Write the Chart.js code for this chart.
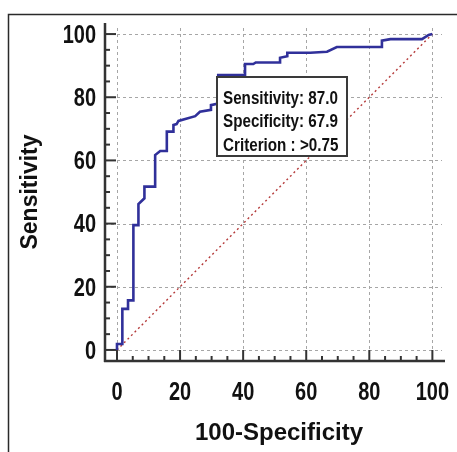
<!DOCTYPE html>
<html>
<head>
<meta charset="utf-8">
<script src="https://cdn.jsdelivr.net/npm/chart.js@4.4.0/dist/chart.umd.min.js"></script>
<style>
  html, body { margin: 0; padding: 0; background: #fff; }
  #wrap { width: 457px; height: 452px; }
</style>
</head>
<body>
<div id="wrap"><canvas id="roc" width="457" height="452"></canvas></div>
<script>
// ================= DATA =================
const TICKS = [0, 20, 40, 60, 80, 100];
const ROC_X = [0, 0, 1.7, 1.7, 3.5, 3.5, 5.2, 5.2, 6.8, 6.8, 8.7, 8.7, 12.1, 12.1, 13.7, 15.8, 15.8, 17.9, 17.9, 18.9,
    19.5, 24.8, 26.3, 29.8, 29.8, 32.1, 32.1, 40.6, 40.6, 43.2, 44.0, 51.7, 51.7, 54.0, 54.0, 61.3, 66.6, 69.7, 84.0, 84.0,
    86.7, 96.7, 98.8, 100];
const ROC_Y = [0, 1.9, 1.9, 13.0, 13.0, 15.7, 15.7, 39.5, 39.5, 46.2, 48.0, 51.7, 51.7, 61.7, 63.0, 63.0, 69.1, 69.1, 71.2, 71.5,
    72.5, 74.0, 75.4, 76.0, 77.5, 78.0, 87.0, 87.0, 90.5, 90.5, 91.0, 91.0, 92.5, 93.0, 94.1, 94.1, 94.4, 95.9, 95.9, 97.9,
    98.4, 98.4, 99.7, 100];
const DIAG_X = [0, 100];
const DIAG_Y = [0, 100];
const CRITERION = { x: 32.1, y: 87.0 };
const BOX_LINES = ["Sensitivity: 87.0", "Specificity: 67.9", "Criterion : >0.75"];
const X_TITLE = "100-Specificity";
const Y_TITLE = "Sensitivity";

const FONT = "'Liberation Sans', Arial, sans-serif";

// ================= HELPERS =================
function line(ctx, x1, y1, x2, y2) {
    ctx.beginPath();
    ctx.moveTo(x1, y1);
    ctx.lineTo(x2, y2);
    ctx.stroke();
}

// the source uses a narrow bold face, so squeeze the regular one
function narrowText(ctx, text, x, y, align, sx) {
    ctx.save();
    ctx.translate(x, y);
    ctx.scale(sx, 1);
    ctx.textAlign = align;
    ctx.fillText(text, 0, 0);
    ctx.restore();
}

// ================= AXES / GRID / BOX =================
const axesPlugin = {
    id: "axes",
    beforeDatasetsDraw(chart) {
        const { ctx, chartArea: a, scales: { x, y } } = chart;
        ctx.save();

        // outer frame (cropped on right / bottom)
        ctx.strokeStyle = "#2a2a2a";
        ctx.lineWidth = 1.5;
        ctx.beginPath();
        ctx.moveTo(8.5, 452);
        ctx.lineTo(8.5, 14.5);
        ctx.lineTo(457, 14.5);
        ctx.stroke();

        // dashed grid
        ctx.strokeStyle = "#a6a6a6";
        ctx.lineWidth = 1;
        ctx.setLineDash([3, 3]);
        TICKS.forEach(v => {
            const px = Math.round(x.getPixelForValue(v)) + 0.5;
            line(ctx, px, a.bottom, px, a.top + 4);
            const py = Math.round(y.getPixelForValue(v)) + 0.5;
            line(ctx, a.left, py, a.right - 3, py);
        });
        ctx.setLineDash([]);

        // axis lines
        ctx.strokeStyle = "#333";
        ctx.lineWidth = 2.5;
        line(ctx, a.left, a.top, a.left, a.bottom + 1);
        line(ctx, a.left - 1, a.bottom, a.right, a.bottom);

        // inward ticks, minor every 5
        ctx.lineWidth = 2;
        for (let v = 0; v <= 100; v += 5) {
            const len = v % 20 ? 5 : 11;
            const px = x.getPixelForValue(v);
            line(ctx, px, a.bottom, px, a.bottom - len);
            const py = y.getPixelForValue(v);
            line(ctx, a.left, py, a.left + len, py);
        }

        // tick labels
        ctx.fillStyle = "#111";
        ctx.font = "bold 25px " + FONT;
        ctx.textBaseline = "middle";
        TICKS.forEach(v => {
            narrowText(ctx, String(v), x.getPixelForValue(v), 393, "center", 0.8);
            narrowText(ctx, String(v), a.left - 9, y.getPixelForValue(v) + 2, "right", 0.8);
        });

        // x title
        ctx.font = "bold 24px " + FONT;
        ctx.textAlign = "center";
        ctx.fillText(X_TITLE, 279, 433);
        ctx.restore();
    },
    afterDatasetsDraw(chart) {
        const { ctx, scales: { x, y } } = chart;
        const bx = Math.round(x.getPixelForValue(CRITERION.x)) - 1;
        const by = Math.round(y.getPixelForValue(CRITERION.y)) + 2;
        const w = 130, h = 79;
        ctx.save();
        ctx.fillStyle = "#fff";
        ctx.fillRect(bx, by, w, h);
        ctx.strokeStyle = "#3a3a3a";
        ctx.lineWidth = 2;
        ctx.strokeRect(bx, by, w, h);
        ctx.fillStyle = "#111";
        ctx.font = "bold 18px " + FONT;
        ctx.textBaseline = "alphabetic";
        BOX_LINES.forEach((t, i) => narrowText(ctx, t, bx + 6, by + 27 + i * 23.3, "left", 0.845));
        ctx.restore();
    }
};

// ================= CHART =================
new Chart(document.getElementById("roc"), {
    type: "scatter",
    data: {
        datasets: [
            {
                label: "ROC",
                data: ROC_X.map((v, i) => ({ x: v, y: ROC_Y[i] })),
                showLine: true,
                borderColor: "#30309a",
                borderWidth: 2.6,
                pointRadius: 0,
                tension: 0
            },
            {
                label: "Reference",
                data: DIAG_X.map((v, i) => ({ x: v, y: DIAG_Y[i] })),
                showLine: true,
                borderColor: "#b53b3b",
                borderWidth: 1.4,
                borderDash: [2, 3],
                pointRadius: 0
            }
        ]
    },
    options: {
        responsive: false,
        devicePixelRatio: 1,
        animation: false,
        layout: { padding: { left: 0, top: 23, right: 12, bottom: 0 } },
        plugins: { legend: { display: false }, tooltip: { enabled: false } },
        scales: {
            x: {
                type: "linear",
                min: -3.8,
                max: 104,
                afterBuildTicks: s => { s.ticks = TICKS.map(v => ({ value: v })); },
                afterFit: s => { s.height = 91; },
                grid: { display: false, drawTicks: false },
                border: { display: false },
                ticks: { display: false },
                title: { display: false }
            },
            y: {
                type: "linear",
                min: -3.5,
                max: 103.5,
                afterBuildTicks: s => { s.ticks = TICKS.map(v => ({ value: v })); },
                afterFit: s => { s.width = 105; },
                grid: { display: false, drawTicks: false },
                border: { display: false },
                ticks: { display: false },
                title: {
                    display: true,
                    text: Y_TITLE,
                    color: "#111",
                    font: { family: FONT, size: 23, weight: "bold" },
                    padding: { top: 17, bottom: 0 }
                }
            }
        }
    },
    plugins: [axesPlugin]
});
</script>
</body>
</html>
++++++++
*Exercise requirements:*
Repeat the data exactly, without the pictures.

*Finished answer:*
Write the Chart.js code for this chart.
<!DOCTYPE html>
<html>
<head>
<meta charset="utf-8">
<script src="https://cdn.jsdelivr.net/npm/chart.js@4.4.0/dist/chart.umd.min.js"></script>
<style>
  html, body { margin: 0; padding: 0; background: #fff; }
  #wrap { width: 457px; height: 452px; }
</style>
</head>
<body>
<div id="wrap"><canvas id="roc" width="457" height="452"></canvas></div>
<script>
// ================= DATA =================
const TICKS = [0, 20, 40, 60, 80, 100];
const ROC_X = [0, 0, 1.7, 1.7, 3.5, 3.5, 5.2, 5.2, 6.8, 6.8, 8.7, 8.7, 12.1, 12.1, 13.7, 15.8, 15.8, 17.9, 17.9, 18.9,
    19.5, 24.8, 26.3, 29.8, 29.8, 32.1, 32.1, 40.6, 40.6, 43.2, 44.0, 51.7, 51.7, 54.0, 54.0, 61.3, 66.6, 69.7, 84.0, 84.0,
    86.7, 96.7, 98.8, 100];
const ROC_Y = [0, 1.9, 1.9, 13.0, 13.0, 15.7, 15.7, 39.5, 39.5, 46.2, 48.0, 51.7, 51.7, 61.7, 63.0, 63.0, 69.1, 69.1, 71.2, 71.5,
    72.5, 74.0, 75.4, 76.0, 77.5, 78.0, 87.0, 87.0, 90.5, 90.5, 91.0, 91.0, 92.5, 93.0, 94.1, 94.1, 94.4, 95.9, 95.9, 97.9,
    98.4, 98.4, 99.7, 100];
const DIAG_X = [0, 100];
const DIAG_Y = [0, 100];
const CRITERION = { x: 32.1, y: 87.0 };
const BOX_LINES = ["Sensitivity: 87.0", "Specificity: 67.9", "Criterion : >0.75"];
const X_TITLE = "100-Specificity";
const Y_TITLE = "Sensitivity";

const FONT = "'Liberation Sans', Arial, sans-serif";

// ================= HELPERS =================
function line(ctx, x1, y1, x2, y2) {
    ctx.beginPath();
    ctx.moveTo(x1, y1);
    ctx.lineTo(x2, y2);
    ctx.stroke();
}

// the source uses a narrow bold face, so squeeze the regular one
function narrowText(ctx, text, x, y, align, sx) {
    ctx.save();
    ctx.translate(x, y);
    ctx.scale(sx, 1);
    ctx.textAlign = align;
    ctx.fillText(text, 0, 0);
    ctx.restore();
}

// ================= AXES / GRID / BOX =================
const axesPlugin = {
    id: "axes",
    beforeDatasetsDraw(chart) {
        const { ctx, chartArea: a, scales: { x, y } } = chart;
        ctx.save();

        // outer frame (cropped on right / bottom)
        ctx.strokeStyle = "#2a2a2a";
        ctx.lineWidth = 1.5;
        ctx.beginPath();
        ctx.moveTo(8.5, 452);
        ctx.lineTo(8.5, 14.5);
        ctx.lineTo(457, 14.5);
        ctx.stroke();

        // dashed grid
        ctx.strokeStyle = "#a6a6a6";
        ctx.lineWidth = 1;
        ctx.setLineDash([3, 3]);
        TICKS.forEach(v => {
            const px = Math.round(x.getPixelForValue(v)) + 0.5;
            line(ctx, px, a.bottom, px, a.top + 4);
            const py = Math.round(y.getPixelForValue(v)) + 0.5;
            line(ctx, a.left, py, a.right - 3, py);
        });
        ctx.setLineDash([]);

        // axis lines
        ctx.strokeStyle = "#333";
        ctx.lineWidth = 2.5;
        line(ctx, a.left, a.top, a.left, a.bottom + 1);
        line(ctx, a.left - 1, a.bottom, a.right, a.bottom);

        // inward ticks, minor every 5
        ctx.lineWidth = 2;
        for (let v = 0; v <= 100; v += 5) {
            const len = v % 20 ? 5 : 11;
            const px = x.getPixelForValue(v);
            line(ctx, px, a.bottom, px, a.bottom - len);
            const py = y.getPixelForValue(v);
            line(ctx, a.left, py, a.left + len, py);
        }

        // tick labels
        ctx.fillStyle = "#111";
        ctx.font = "bold 25px " + FONT;
        ctx.textBaseline = "middle";
        TICKS.forEach(v => {
            narrowText(ctx, String(v), x.getPixelForValue(v), 393, "center", 0.8);
            narrowText(ctx, String(v), a.left - 9, y.getPixelForValue(v) + 2, "right", 0.8);
        });

        // x title
        ctx.font = "bold 24px " + FONT;
        ctx.textAlign = "center";
        ctx.fillText(X_TITLE, 279, 433);
        ctx.restore();
    },
    afterDatasetsDraw(chart) {
        const { ctx, scales: { x, y } } = chart;
        const bx = Math.round(x.getPixelForValue(CRITERION.x)) - 1;
        const by = Math.round(y.getPixelForValue(CRITERION.y)) + 2;
        const w = 130, h = 79;
        ctx.save();
        ctx.fillStyle = "#fff";
        ctx.fillRect(bx, by, w, h);
        ctx.strokeStyle = "#3a3a3a";
        ctx.lineWidth = 2;
        ctx.strokeRect(bx, by, w, h);
        ctx.fillStyle = "#111";
        ctx.font = "bold 18px " + FONT;
        ctx.textBaseline = "alphabetic";
        BOX_LINES.forEach((t, i) => narrowText(ctx, t, bx + 6, by + 27 + i * 23.3, "left", 0.845));
        ctx.restore();
    }
};

// ================= CHART =================
new Chart(document.getElementById("roc"), {
    type: "scatter",
    data: {
        datasets: [
            {
                label: "ROC",
                data: ROC_X.map((v, i) => ({ x: v, y: ROC_Y[i] })),
                showLine: true,
                borderColor: "#30309a",
                borderWidth: 2.6,
                pointRadius: 0,
                tension: 0
            },
            {
                label: "Reference",
                data: DIAG_X.map((v, i) => ({ x: v, y: DIAG_Y[i] })),
                showLine: true,
                borderColor: "#b53b3b",
                borderWidth: 1.4,
                borderDash: [2, 3],
                pointRadius: 0
            }
        ]
    },
    options: {
        responsive: false,
        devicePixelRatio: 1,
        animation: false,
        layout: { padding: { left: 0, top: 23, right: 12, bottom: 0 } },
        plugins: { legend: { display: false }, tooltip: { enabled: false } },
        scales: {
            x: {
                type: "linear",
                min: -3.8,
                max: 104,
                afterBuildTicks: s => { s.ticks = TICKS.map(v => ({ value: v })); },
                afterFit: s => { s.height = 91; },
                grid: { display: false, drawTicks: false },
                border: { display: false },
                ticks: { display: false },
                title: { display: false }
            },
            y: {
                type: "linear",
                min: -3.5,
                max: 103.5,
                afterBuildTicks: s => { s.ticks = TICKS.map(v => ({ value: v })); },
                afterFit: s => { s.width = 105; },
                grid: { display: false, drawTicks: false },
                border: { display: false },
                ticks: { display: false },
                title: {
                    display: true,
                    text: Y_TITLE,
                    color: "#111",
                    font: { family: FONT, size: 23, weight: "bold" },
                    padding: { top: 17, bottom: 0 }
                }
            }
        }
    },
    plugins: [axesPlugin]
});
</script>
</body>
</html>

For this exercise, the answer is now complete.